* START *
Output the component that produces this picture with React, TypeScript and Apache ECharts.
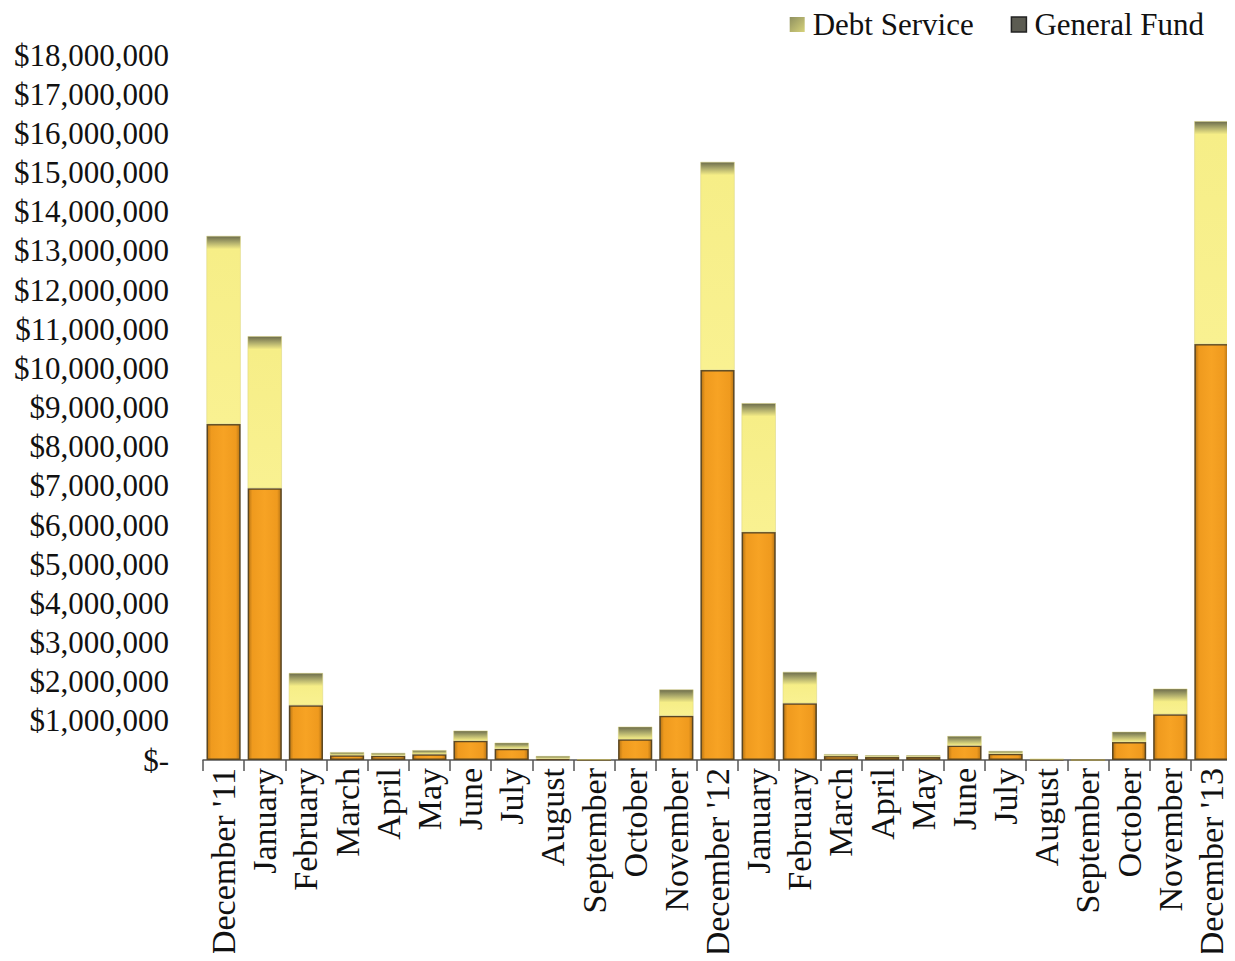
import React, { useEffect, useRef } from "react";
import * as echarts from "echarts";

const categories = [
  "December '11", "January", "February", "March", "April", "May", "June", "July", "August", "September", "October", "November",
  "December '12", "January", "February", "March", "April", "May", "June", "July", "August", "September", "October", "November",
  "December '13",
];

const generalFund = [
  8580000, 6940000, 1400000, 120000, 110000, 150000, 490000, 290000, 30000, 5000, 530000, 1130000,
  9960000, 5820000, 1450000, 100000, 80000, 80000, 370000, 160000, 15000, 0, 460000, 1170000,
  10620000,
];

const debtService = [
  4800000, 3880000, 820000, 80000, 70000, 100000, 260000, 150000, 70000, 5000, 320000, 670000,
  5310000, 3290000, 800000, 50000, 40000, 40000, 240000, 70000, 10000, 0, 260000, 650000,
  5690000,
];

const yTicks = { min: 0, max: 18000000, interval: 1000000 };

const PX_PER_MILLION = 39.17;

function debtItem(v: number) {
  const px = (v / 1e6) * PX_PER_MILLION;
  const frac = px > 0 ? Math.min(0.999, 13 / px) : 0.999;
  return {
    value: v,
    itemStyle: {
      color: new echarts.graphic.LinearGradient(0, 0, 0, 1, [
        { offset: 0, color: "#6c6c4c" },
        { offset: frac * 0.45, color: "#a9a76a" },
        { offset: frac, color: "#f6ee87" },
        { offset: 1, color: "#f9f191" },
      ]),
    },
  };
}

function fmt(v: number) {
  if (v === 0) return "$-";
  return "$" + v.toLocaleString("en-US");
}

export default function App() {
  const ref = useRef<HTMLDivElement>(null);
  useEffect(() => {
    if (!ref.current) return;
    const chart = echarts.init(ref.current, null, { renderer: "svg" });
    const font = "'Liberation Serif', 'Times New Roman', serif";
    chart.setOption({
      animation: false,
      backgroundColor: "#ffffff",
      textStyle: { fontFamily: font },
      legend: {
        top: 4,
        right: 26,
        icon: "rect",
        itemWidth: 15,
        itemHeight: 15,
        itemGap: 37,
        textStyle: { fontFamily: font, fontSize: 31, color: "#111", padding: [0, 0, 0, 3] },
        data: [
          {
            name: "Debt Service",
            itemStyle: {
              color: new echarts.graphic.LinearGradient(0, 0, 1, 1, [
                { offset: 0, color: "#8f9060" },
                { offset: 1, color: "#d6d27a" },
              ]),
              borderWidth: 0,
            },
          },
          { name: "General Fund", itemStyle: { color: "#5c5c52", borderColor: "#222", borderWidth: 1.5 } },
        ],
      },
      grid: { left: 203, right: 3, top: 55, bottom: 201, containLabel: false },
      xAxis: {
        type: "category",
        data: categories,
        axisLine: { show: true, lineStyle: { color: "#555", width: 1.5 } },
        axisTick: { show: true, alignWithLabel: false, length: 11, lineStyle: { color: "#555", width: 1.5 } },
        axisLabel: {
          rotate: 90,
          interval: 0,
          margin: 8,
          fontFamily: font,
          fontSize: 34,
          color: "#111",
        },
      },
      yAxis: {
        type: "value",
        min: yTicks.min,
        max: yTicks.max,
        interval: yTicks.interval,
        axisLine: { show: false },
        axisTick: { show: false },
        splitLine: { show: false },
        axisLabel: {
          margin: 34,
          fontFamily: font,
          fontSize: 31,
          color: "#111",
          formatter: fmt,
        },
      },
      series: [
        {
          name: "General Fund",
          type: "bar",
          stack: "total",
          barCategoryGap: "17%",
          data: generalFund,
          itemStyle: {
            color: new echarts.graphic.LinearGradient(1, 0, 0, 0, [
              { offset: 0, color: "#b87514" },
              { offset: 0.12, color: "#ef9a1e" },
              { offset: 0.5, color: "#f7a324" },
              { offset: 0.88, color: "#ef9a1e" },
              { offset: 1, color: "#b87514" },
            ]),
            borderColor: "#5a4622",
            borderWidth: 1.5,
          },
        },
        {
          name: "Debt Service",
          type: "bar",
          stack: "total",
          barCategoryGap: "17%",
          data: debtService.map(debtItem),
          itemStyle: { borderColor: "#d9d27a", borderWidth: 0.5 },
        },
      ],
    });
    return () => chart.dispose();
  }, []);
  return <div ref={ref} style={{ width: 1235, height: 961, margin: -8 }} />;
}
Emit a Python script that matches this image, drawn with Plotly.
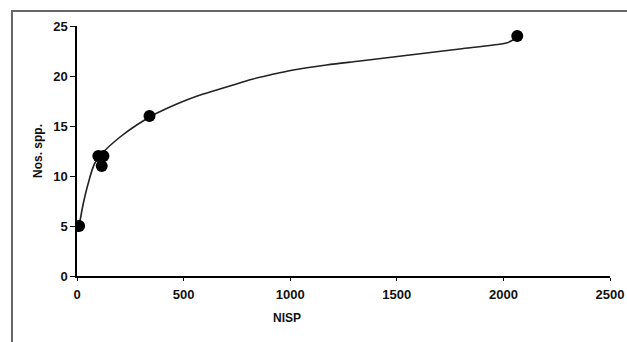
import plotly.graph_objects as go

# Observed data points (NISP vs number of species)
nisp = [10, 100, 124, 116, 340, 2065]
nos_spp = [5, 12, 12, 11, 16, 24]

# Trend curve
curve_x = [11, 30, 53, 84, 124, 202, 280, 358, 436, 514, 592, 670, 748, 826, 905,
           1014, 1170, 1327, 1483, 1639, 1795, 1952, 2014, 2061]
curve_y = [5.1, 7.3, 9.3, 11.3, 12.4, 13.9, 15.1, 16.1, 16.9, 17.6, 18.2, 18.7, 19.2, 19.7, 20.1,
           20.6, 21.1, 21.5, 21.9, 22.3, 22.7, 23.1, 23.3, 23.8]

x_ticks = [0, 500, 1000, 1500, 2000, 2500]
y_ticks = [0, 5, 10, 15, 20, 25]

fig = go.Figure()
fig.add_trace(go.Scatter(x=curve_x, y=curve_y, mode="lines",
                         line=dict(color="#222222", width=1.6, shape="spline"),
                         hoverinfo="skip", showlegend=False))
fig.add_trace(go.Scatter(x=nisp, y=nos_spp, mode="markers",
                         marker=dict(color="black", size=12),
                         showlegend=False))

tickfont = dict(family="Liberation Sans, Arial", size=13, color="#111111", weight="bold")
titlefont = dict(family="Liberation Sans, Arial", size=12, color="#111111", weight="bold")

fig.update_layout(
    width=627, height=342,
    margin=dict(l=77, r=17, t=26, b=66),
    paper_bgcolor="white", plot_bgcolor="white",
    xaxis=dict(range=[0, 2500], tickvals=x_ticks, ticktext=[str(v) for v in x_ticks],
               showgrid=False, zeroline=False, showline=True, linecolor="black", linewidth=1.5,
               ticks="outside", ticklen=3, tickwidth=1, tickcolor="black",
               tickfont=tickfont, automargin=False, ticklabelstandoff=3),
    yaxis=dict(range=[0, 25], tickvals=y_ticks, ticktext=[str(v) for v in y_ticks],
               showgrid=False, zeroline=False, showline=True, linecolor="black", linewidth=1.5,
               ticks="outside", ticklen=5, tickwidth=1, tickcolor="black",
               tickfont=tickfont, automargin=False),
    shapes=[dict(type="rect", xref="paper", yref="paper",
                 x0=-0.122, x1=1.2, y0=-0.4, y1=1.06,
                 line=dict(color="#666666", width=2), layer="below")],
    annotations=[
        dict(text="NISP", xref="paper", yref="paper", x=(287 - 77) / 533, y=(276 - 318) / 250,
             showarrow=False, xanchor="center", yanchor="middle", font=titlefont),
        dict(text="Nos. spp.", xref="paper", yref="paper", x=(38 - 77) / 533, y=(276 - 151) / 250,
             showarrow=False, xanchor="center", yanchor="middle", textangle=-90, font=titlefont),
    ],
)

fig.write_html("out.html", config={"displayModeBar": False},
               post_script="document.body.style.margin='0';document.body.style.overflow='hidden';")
* END *
> _Instructions for the task_:
The records above are to be restated exactly, without their pictures.

> _Result of this exercise_:
Output the component that produces this picture with React, TypeScript and Apache ECharts.
import React, { useEffect, useRef } from "react";
import * as echarts from "echarts";

const categories = [
  "December '11", "January", "February", "March", "April", "May", "June", "July", "August", "September", "October", "November",
  "December '12", "January", "February", "March", "April", "May", "June", "July", "August", "September", "October", "November",
  "December '13",
];

const generalFund = [
  8580000, 6940000, 1400000, 120000, 110000, 150000, 490000, 290000, 30000, 5000, 530000, 1130000,
  9960000, 5820000, 1450000, 100000, 80000, 80000, 370000, 160000, 15000, 0, 460000, 1170000,
  10620000,
];

const debtService = [
  4800000, 3880000, 820000, 80000, 70000, 100000, 260000, 150000, 70000, 5000, 320000, 670000,
  5310000, 3290000, 800000, 50000, 40000, 40000, 240000, 70000, 10000, 0, 260000, 650000,
  5690000,
];

const yTicks = { min: 0, max: 18000000, interval: 1000000 };

const PX_PER_MILLION = 39.17;

function debtItem(v: number) {
  const px = (v / 1e6) * PX_PER_MILLION;
  const frac = px > 0 ? Math.min(0.999, 13 / px) : 0.999;
  return {
    value: v,
    itemStyle: {
      color: new echarts.graphic.LinearGradient(0, 0, 0, 1, [
        { offset: 0, color: "#6c6c4c" },
        { offset: frac * 0.45, color: "#a9a76a" },
        { offset: frac, color: "#f6ee87" },
        { offset: 1, color: "#f9f191" },
      ]),
    },
  };
}

function fmt(v: number) {
  if (v === 0) return "$-";
  return "$" + v.toLocaleString("en-US");
}

export default function App() {
  const ref = useRef<HTMLDivElement>(null);
  useEffect(() => {
    if (!ref.current) return;
    const chart = echarts.init(ref.current, null, { renderer: "svg" });
    const font = "'Liberation Serif', 'Times New Roman', serif";
    chart.setOption({
      animation: false,
      backgroundColor: "#ffffff",
      textStyle: { fontFamily: font },
      legend: {
        top: 4,
        right: 26,
        icon: "rect",
        itemWidth: 15,
        itemHeight: 15,
        itemGap: 37,
        textStyle: { fontFamily: font, fontSize: 31, color: "#111", padding: [0, 0, 0, 3] },
        data: [
          {
            name: "Debt Service",
            itemStyle: {
              color: new echarts.graphic.LinearGradient(0, 0, 1, 1, [
                { offset: 0, color: "#8f9060" },
                { offset: 1, color: "#d6d27a" },
              ]),
              borderWidth: 0,
            },
          },
          { name: "General Fund", itemStyle: { color: "#5c5c52", borderColor: "#222", borderWidth: 1.5 } },
        ],
      },
      grid: { left: 203, right: 3, top: 55, bottom: 201, containLabel: false },
      xAxis: {
        type: "category",
        data: categories,
        axisLine: { show: true, lineStyle: { color: "#555", width: 1.5 } },
        axisTick: { show: true, alignWithLabel: false, length: 11, lineStyle: { color: "#555", width: 1.5 } },
        axisLabel: {
          rotate: 90,
          interval: 0,
          margin: 8,
          fontFamily: font,
          fontSize: 34,
          color: "#111",
        },
      },
      yAxis: {
        type: "value",
        min: yTicks.min,
        max: yTicks.max,
        interval: yTicks.interval,
        axisLine: { show: false },
        axisTick: { show: false },
        splitLine: { show: false },
        axisLabel: {
          margin: 34,
          fontFamily: font,
          fontSize: 31,
          color: "#111",
          formatter: fmt,
        },
      },
      series: [
        {
          name: "General Fund",
          type: "bar",
          stack: "total",
          barCategoryGap: "17%",
          data: generalFund,
          itemStyle: {
            color: new echarts.graphic.LinearGradient(1, 0, 0, 0, [
              { offset: 0, color: "#b87514" },
              { offset: 0.12, color: "#ef9a1e" },
              { offset: 0.5, color: "#f7a324" },
              { offset: 0.88, color: "#ef9a1e" },
              { offset: 1, color: "#b87514" },
            ]),
            borderColor: "#5a4622",
            borderWidth: 1.5,
          },
        },
        {
          name: "Debt Service",
          type: "bar",
          stack: "total",
          barCategoryGap: "17%",
          data: debtService.map(debtItem),
          itemStyle: { borderColor: "#d9d27a", borderWidth: 0.5 },
        },
      ],
    });
    return () => chart.dispose();
  }, []);
  return <div ref={ref} style={{ width: 1235, height: 961, margin: -8 }} />;
}
Emit a Python script that matches this image, drawn with Plotly.
import plotly.graph_objects as go

# Observed data points (NISP vs number of species)
nisp = [10, 100, 124, 116, 340, 2065]
nos_spp = [5, 12, 12, 11, 16, 24]

# Trend curve
curve_x = [11, 30, 53, 84, 124, 202, 280, 358, 436, 514, 592, 670, 748, 826, 905,
           1014, 1170, 1327, 1483, 1639, 1795, 1952, 2014, 2061]
curve_y = [5.1, 7.3, 9.3, 11.3, 12.4, 13.9, 15.1, 16.1, 16.9, 17.6, 18.2, 18.7, 19.2, 19.7, 20.1,
           20.6, 21.1, 21.5, 21.9, 22.3, 22.7, 23.1, 23.3, 23.8]

x_ticks = [0, 500, 1000, 1500, 2000, 2500]
y_ticks = [0, 5, 10, 15, 20, 25]

fig = go.Figure()
fig.add_trace(go.Scatter(x=curve_x, y=curve_y, mode="lines",
                         line=dict(color="#222222", width=1.6, shape="spline"),
                         hoverinfo="skip", showlegend=False))
fig.add_trace(go.Scatter(x=nisp, y=nos_spp, mode="markers",
                         marker=dict(color="black", size=12),
                         showlegend=False))

tickfont = dict(family="Liberation Sans, Arial", size=13, color="#111111", weight="bold")
titlefont = dict(family="Liberation Sans, Arial", size=12, color="#111111", weight="bold")

fig.update_layout(
    width=627, height=342,
    margin=dict(l=77, r=17, t=26, b=66),
    paper_bgcolor="white", plot_bgcolor="white",
    xaxis=dict(range=[0, 2500], tickvals=x_ticks, ticktext=[str(v) for v in x_ticks],
               showgrid=False, zeroline=False, showline=True, linecolor="black", linewidth=1.5,
               ticks="outside", ticklen=3, tickwidth=1, tickcolor="black",
               tickfont=tickfont, automargin=False, ticklabelstandoff=3),
    yaxis=dict(range=[0, 25], tickvals=y_ticks, ticktext=[str(v) for v in y_ticks],
               showgrid=False, zeroline=False, showline=True, linecolor="black", linewidth=1.5,
               ticks="outside", ticklen=5, tickwidth=1, tickcolor="black",
               tickfont=tickfont, automargin=False),
    shapes=[dict(type="rect", xref="paper", yref="paper",
                 x0=-0.122, x1=1.2, y0=-0.4, y1=1.06,
                 line=dict(color="#666666", width=2), layer="below")],
    annotations=[
        dict(text="NISP", xref="paper", yref="paper", x=(287 - 77) / 533, y=(276 - 318) / 250,
             showarrow=False, xanchor="center", yanchor="middle", font=titlefont),
        dict(text="Nos. spp.", xref="paper", yref="paper", x=(38 - 77) / 533, y=(276 - 151) / 250,
             showarrow=False, xanchor="center", yanchor="middle", textangle=-90, font=titlefont),
    ],
)

fig.write_html("out.html", config={"displayModeBar": False},
               post_script="document.body.style.margin='0';document.body.style.overflow='hidden';")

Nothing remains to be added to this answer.